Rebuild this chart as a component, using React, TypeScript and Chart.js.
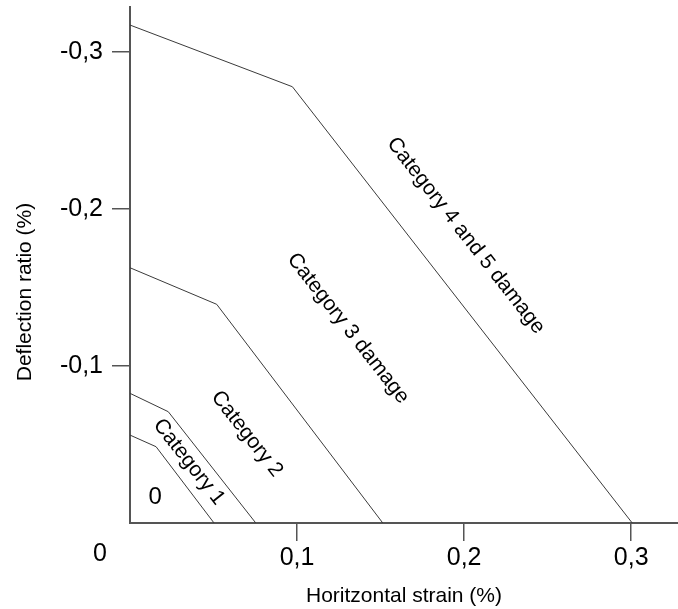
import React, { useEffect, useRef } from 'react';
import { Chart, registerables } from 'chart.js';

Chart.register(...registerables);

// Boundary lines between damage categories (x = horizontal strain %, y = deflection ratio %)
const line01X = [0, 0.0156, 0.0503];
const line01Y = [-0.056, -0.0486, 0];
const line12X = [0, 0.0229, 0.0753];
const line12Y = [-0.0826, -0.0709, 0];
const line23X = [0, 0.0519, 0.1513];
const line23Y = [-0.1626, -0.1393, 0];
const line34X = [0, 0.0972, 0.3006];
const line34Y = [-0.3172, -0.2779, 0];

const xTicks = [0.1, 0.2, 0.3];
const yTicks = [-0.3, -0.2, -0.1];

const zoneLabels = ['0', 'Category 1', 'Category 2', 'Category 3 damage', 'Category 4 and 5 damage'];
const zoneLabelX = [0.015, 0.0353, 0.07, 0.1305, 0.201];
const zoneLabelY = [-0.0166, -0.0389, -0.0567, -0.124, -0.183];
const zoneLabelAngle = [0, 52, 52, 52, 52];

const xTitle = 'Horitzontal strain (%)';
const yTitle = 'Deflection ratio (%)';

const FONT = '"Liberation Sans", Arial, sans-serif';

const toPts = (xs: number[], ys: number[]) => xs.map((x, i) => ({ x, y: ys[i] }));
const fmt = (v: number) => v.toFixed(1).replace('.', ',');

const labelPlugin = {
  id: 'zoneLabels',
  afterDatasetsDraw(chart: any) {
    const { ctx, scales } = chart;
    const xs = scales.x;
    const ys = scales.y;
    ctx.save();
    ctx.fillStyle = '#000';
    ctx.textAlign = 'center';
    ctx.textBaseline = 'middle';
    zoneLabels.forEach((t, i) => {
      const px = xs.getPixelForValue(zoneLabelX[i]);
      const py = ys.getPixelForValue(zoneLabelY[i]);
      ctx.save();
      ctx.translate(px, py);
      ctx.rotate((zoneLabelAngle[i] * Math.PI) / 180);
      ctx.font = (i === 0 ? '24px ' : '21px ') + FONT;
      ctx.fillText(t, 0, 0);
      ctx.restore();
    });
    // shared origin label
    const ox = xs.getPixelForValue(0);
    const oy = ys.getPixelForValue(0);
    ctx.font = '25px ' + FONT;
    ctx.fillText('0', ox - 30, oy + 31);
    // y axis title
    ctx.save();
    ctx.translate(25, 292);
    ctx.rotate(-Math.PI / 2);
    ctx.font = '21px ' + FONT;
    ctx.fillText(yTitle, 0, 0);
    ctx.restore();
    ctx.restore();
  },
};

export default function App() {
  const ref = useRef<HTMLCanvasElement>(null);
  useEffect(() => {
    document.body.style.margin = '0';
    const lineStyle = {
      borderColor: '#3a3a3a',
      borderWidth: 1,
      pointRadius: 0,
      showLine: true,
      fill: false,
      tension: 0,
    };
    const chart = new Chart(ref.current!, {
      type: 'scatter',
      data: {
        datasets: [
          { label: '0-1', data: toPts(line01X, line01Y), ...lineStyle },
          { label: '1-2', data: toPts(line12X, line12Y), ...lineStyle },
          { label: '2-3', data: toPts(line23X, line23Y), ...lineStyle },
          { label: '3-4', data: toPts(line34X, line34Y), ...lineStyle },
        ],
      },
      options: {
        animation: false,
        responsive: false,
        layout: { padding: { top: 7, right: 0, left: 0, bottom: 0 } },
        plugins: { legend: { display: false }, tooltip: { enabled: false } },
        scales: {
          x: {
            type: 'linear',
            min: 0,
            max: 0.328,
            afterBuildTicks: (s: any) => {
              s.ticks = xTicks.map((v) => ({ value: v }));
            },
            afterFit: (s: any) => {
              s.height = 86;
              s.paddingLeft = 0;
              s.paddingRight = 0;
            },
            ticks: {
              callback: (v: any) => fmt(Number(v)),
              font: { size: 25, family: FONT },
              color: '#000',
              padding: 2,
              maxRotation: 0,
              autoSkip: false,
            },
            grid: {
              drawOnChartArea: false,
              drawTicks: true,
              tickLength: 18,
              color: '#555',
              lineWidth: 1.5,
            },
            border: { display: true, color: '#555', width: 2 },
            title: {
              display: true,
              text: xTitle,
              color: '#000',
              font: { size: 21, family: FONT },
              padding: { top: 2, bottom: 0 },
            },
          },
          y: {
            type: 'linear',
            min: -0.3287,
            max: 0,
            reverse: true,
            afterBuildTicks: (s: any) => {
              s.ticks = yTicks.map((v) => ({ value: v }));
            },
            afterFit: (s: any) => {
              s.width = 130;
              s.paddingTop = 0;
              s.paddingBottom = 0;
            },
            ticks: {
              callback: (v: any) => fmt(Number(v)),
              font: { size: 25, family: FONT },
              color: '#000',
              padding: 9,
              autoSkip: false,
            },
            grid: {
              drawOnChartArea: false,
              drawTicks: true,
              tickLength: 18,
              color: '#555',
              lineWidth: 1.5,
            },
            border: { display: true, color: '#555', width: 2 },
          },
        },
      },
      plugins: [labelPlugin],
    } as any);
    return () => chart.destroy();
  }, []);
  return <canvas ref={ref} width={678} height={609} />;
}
===============
Exercise goal:
Make an exact copy of the lines from the top of the material through the line with "const line34Y = [-0.3172, -0.2779, 0];", pictures excluded.

Answer to this task:
Rebuild this chart as a component, using React, TypeScript and Chart.js.
import React, { useEffect, useRef } from 'react';
import { Chart, registerables } from 'chart.js';

Chart.register(...registerables);

// Boundary lines between damage categories (x = horizontal strain %, y = deflection ratio %)
const line01X = [0, 0.0156, 0.0503];
const line01Y = [-0.056, -0.0486, 0];
const line12X = [0, 0.0229, 0.0753];
const line12Y = [-0.0826, -0.0709, 0];
const line23X = [0, 0.0519, 0.1513];
const line23Y = [-0.1626, -0.1393, 0];
const line34X = [0, 0.0972, 0.3006];
const line34Y = [-0.3172, -0.2779, 0];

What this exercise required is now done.